Following, a cross or crucifix processes, quite strikingly recalling Christ’s entering into the world and His full humanity along with His full divinity, the former perhaps no more apparent than in the scandal of the cross.

Afterward, candles on either side of the Gospel, the Word, proceed in likewise fashion. Here, there is ambiguity as to what is exactly pointing to the Holy Ghost, but worshipers are invited to consider that the Light of the world, His Word, and the reception of it are somehow entirely bound together and only realized through the work of the Spirit. Moreover, the flames, in the very least, recall Pentecost, and that it was not until the reception of the Spirit that Peter was able to interpret the Word as pointing to Christ in the unity of God the Father in his sermon thereafter.

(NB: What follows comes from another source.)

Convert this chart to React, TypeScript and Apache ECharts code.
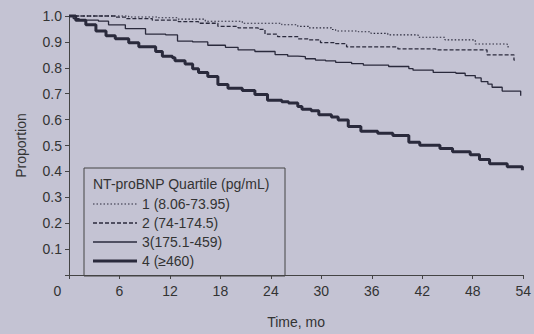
import React, { useEffect, useRef } from "react";
import * as echarts from "echarts";

const xTicks = [0, 6, 12, 18, 24, 30, 36, 42, 48, 54];
const yTicks = [0, 0.1, 0.2, 0.3, 0.4, 0.5, 0.6, 0.7, 0.8, 0.9, 1.0];

const legendTitle = "NT-proBNP Quartile (pg/mL)";
const seriesNames = ["1 (8.06-73.95)", "2 (74-174.5)", "3(175.1-459)", "4 (\u2265460)"];

// [time (mo), proportion] at each step
const q1: [number, number][] = [
  [0, 1.0], [7.1, 0.996], [10.6, 0.993], [13.0, 0.988], [16.2, 0.98], [20.6, 0.972],
  [25.3, 0.966], [27.2, 0.96], [28.5, 0.954], [31.2, 0.948], [31.7, 0.942], [34.4, 0.939],
  [35.9, 0.933], [37.9, 0.927], [41.5, 0.918], [44.7, 0.908], [48.3, 0.892], [52.1, 0.889],
  [52.2, 0.872],
];
const q2: [number, number][] = [
  [0, 1.0], [5.5, 0.996], [6.7, 0.99], [9.9, 0.984], [13.0, 0.978], [15.4, 0.972],
  [17.7, 0.96], [20.1, 0.954], [22.5, 0.948], [23.3, 0.93], [24.8, 0.92], [27.2, 0.912],
  [28.5, 0.908], [29.9, 0.897], [31.7, 0.893], [33.0, 0.881], [38.8, 0.879], [39.1, 0.873],
  [43.6, 0.869], [49.7, 0.85], [52.9, 0.83], [53.0, 0.83],
];
const q3: [number, number][] = [
  [0, 1.0], [0.5, 0.99], [1.2, 0.984], [3.5, 0.98], [4.7, 0.966], [6.7, 0.951],
  [9.1, 0.93], [11.5, 0.927], [12.9, 0.903], [14.7, 0.9], [16.5, 0.887], [18.6, 0.879],
  [20.1, 0.869], [22.1, 0.863], [24.5, 0.851], [26.0, 0.845], [27.2, 0.843], [28.1, 0.835],
  [29.3, 0.83], [30.5, 0.827], [31.7, 0.821], [33.6, 0.816], [35.0, 0.81], [38.0, 0.805],
  [40.4, 0.797], [40.9, 0.791], [43.3, 0.782], [46.0, 0.779], [47.1, 0.77], [48.3, 0.761],
  [49.0, 0.747], [49.8, 0.737], [50.3, 0.725], [51.5, 0.71], [53.6, 0.71], [53.7, 0.692],
];
const q4: [number, number][] = [
  [0, 1.0], [0.8, 0.984], [2.0, 0.966], [3.2, 0.942], [4.4, 0.924], [5.5, 0.912],
  [7.1, 0.897], [8.3, 0.881], [10.3, 0.863], [11.1, 0.845], [12.3, 0.839], [12.6, 0.827],
  [13.8, 0.815], [14.7, 0.796], [15.4, 0.782], [16.5, 0.766], [17.7, 0.736], [18.9, 0.721],
  [20.6, 0.712], [22.1, 0.697], [23.6, 0.675], [25.3, 0.669], [26.1, 0.664], [27.2, 0.651],
  [27.7, 0.64], [28.8, 0.634], [29.7, 0.619], [31.2, 0.61], [32.0, 0.598], [33.2, 0.573],
  [34.7, 0.555], [36.7, 0.547], [38.5, 0.539], [40.4, 0.513], [41.7, 0.501], [44.1, 0.488],
  [45.6, 0.476], [47.7, 0.464], [48.8, 0.446], [50.0, 0.43], [52.1, 0.418], [53.8, 0.418],
  [53.9, 0.404],
];

const BG = "#c4c3d3";
const INK = "#2a2a3c";
const TEXT = "#333";
const FONT = "'Liberation Sans', Arial, Helvetica, sans-serif";

export default function App() {
  const ref = useRef<HTMLDivElement>(null);
  useEffect(() => {
    if (!ref.current) return;
    const chart = echarts.init(ref.current, undefined, { renderer: "svg" });
    const styles = [
      { width: 1.1, type: [1.5, 2] as any, dash: [1.5, 2] },
      { width: 1.3, type: [4, 2] as any, dash: [4, 2] },
      { width: 1.3, type: "solid" as any, dash: null },
      { width: 3, type: "solid" as any, dash: null },
    ];
    const datasets = [q1, q2, q3, q4];

    const legendGraphics: any[] = [
      {
        type: "rect",
        shape: { x: 84, y: 168, width: 201, height: 108 },
        style: { fill: "transparent", stroke: "#444", lineWidth: 1 },
        silent: true,
      },
      {
        type: "text",
        x: 93,
        y: 184,
        style: {
          text: legendTitle,
          fontSize: 14,
          fill: TEXT,
          fontFamily: FONT,
          verticalAlign: "middle",
        },
        silent: true,
      },
    ];
    seriesNames.forEach((name, i) => {
      const y = 204 + i * 19;
      legendGraphics.push({
        type: "line",
        shape: { x1: 93, y1: y, x2: 137, y2: y },
        style: {
          stroke: INK,
          lineWidth: styles[i].width,
          lineDash: styles[i].dash || undefined,
        },
        silent: true,
      });
      legendGraphics.push({
        type: "text",
        x: 142,
        y: y,
        style: { text: name, fontSize: 14, fill: TEXT, fontFamily: FONT, verticalAlign: "middle" },
        silent: true,
      });
    });

    chart.setOption({
      animation: false,
      backgroundColor: BG,
      textStyle: { fontFamily: FONT },
      grid: { left: 69, right: 8, top: 16, bottom: 43, containLabel: false },
      xAxis: {
        type: "value",
        min: xTicks[0],
        max: xTicks[xTicks.length - 1],
        interval: 6,
        name: "Time, mo",
        nameLocation: "middle",
        nameGap: 40,
        nameTextStyle: { fontSize: 14, color: TEXT, fontFamily: FONT },
        axisLine: { show: true, lineStyle: { color: "#444", width: 1 } },
        axisTick: { show: true, length: 4, lineStyle: { color: "#444" } },
        splitLine: { show: false },
        axisLabel: {
          fontSize: 14,
          color: TEXT,
          margin: 9,
          fontFamily: FONT,
          formatter: (v: number) => (v === 0 ? "{z|0}" : String(v)),
          rich: { z: { fontSize: 14, color: TEXT, padding: [0, 23, 0, 0], fontFamily: FONT } },
        },
      },
      yAxis: {
        type: "value",
        min: yTicks[0],
        max: yTicks[yTicks.length - 1],
        interval: 0.1,
        name: "Proportion",
        nameLocation: "middle",
        nameGap: 41,
        nameTextStyle: { fontSize: 14, color: TEXT, fontFamily: FONT },
        axisLine: { show: true, lineStyle: { color: "#444", width: 1 } },
        axisTick: { show: true, length: 4, lineStyle: { color: "#444" } },
        splitLine: { show: false },
        axisLabel: {
          fontSize: 14,
          color: TEXT,
          margin: 7,
          fontFamily: FONT,
          formatter: (v: number) => (Math.abs(v) < 1e-9 ? "" : v.toFixed(1)),
        },
      },
      graphic: legendGraphics,
      series: datasets.map((d, i) => ({
        name: seriesNames[i],
        type: "line",
        step: "end",
        data: d,
        symbol: "none",
        clip: false,
        lineStyle: { color: INK, width: styles[i].width, type: styles[i].type },
        itemStyle: { color: INK },
        z: 2 + i,
      })),
    });
    return () => chart.dispose();
  }, []);
  return (
    <div
      ref={ref}
      style={{ position: "absolute", left: 0, top: 0, width: 534, height: 334, background: BG }}
    />
  );
}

The Mass opens even before the name of the Trinity is spoken by being led into worship by three distinct elements that represent the unique character of the Trinity itself.

What is fascinating about this iconography, as well as arresting when considered from a medieval perspective, is that there is no definitive theological statement being asserted by this icon.

Rudimentary elements—three Persons, co-eternal, co-existant, consubstantial—are visually implied, but a specific argument for a particular Trinitarian theology is not. It is fundamentally orthodox, but without the necessity of nuance.

What this perhaps achieved for the lay medieval mind and can achieve in our own today is a healthy and significant recognition of the mystery of God.

Whereas you shall find no single Scripture that defines the Trinity, you can arrive at a general etching of its mysteriousness through reading the whole of the Scripture in conversation with itself.

Visually, the censer, crucifix, and candlestick invite similar reflection.

There is an unspoken nod to the incomprehensibility of the Almighty while at the same time employing elements that He has considered effective forms of His revelation to us: the Father in the fire pot, the Son upon the Cross, the Spirit in the flame.

Though we arrive at nothing systematically conclusive thanks to this visual representation, we perhaps better get at the otherness of God and the impossibility of what we as Christians claim to believe. Perhaps, this kind of visual theological imagination makes the lay medieval textual illiteracy not quite so offensive. Moreover, it may call suspect our lay modern visual illiteracy, which delights in tidy definitions for doctrines that are perhaps too large for such nuance.